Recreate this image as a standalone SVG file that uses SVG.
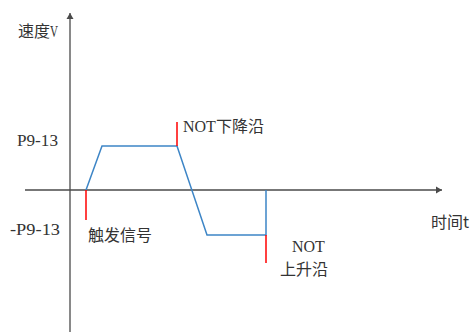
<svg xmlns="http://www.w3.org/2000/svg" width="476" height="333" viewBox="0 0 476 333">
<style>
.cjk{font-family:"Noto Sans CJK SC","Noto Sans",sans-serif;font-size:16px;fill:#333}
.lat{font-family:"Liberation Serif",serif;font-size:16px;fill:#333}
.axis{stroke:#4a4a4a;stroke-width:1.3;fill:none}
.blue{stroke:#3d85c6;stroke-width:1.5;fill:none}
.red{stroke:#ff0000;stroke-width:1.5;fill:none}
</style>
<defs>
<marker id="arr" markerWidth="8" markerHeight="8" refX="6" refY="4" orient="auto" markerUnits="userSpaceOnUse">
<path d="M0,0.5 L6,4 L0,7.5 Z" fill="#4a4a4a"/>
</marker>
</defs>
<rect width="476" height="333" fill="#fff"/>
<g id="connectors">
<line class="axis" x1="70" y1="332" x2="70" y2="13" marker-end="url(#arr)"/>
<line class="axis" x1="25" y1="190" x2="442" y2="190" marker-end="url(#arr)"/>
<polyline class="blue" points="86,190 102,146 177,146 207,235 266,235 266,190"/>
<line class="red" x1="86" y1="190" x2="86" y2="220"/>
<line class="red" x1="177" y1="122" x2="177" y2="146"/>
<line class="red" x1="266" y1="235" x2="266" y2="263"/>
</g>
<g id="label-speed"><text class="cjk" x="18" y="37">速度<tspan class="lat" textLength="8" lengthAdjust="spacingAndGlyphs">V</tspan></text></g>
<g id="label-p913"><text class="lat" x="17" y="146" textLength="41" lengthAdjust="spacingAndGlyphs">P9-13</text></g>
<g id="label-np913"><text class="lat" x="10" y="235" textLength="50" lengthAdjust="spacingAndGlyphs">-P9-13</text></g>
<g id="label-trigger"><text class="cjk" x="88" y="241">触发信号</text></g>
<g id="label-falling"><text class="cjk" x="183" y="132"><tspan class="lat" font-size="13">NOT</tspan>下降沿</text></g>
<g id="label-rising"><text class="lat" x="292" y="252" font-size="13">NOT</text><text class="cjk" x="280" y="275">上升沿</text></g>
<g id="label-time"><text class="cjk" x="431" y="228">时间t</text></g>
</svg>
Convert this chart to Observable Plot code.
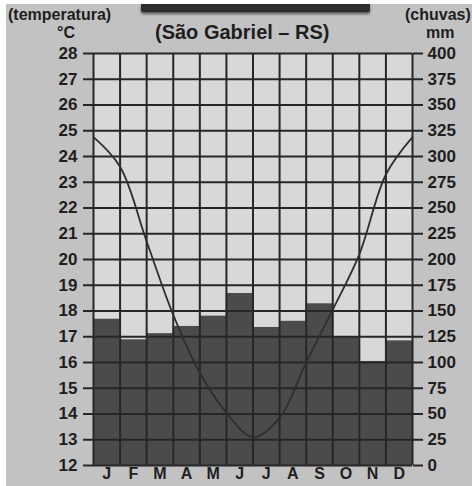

---

REQUIREMENTS: Transcribe the whole listing, character for character, but not its images.

EXPECTED ANSWER:
Recreate this image as a standalone SVG file that uses SVG.
<svg xmlns="http://www.w3.org/2000/svg" width="476" height="333" viewBox="0 0 476 333">
<style>
.cjk{font-family:"Noto Sans CJK SC","Noto Sans",sans-serif;font-size:16px;fill:#333}
.lat{font-family:"Liberation Serif",serif;font-size:16px;fill:#333}
.axis{stroke:#4a4a4a;stroke-width:1.3;fill:none}
.blue{stroke:#3d85c6;stroke-width:1.5;fill:none}
.red{stroke:#ff0000;stroke-width:1.5;fill:none}
</style>
<defs>
<marker id="arr" markerWidth="8" markerHeight="8" refX="6" refY="4" orient="auto" markerUnits="userSpaceOnUse">
<path d="M0,0.5 L6,4 L0,7.5 Z" fill="#4a4a4a"/>
</marker>
</defs>
<rect width="476" height="333" fill="#fff"/>
<g id="connectors">
<line class="axis" x1="70" y1="332" x2="70" y2="13" marker-end="url(#arr)"/>
<line class="axis" x1="25" y1="190" x2="442" y2="190" marker-end="url(#arr)"/>
<polyline class="blue" points="86,190 102,146 177,146 207,235 266,235 266,190"/>
<line class="red" x1="86" y1="190" x2="86" y2="220"/>
<line class="red" x1="177" y1="122" x2="177" y2="146"/>
<line class="red" x1="266" y1="235" x2="266" y2="263"/>
</g>
<g id="label-speed"><text class="cjk" x="18" y="37">速度<tspan class="lat" textLength="8" lengthAdjust="spacingAndGlyphs">V</tspan></text></g>
<g id="label-p913"><text class="lat" x="17" y="146" textLength="41" lengthAdjust="spacingAndGlyphs">P9-13</text></g>
<g id="label-np913"><text class="lat" x="10" y="235" textLength="50" lengthAdjust="spacingAndGlyphs">-P9-13</text></g>
<g id="label-trigger"><text class="cjk" x="88" y="241">触发信号</text></g>
<g id="label-falling"><text class="cjk" x="183" y="132"><tspan class="lat" font-size="13">NOT</tspan>下降沿</text></g>
<g id="label-rising"><text class="lat" x="292" y="252" font-size="13">NOT</text><text class="cjk" x="280" y="275">上升沿</text></g>
<g id="label-time"><text class="cjk" x="431" y="228">时间t</text></g>
</svg>
Convert this chart to Observable Plot code.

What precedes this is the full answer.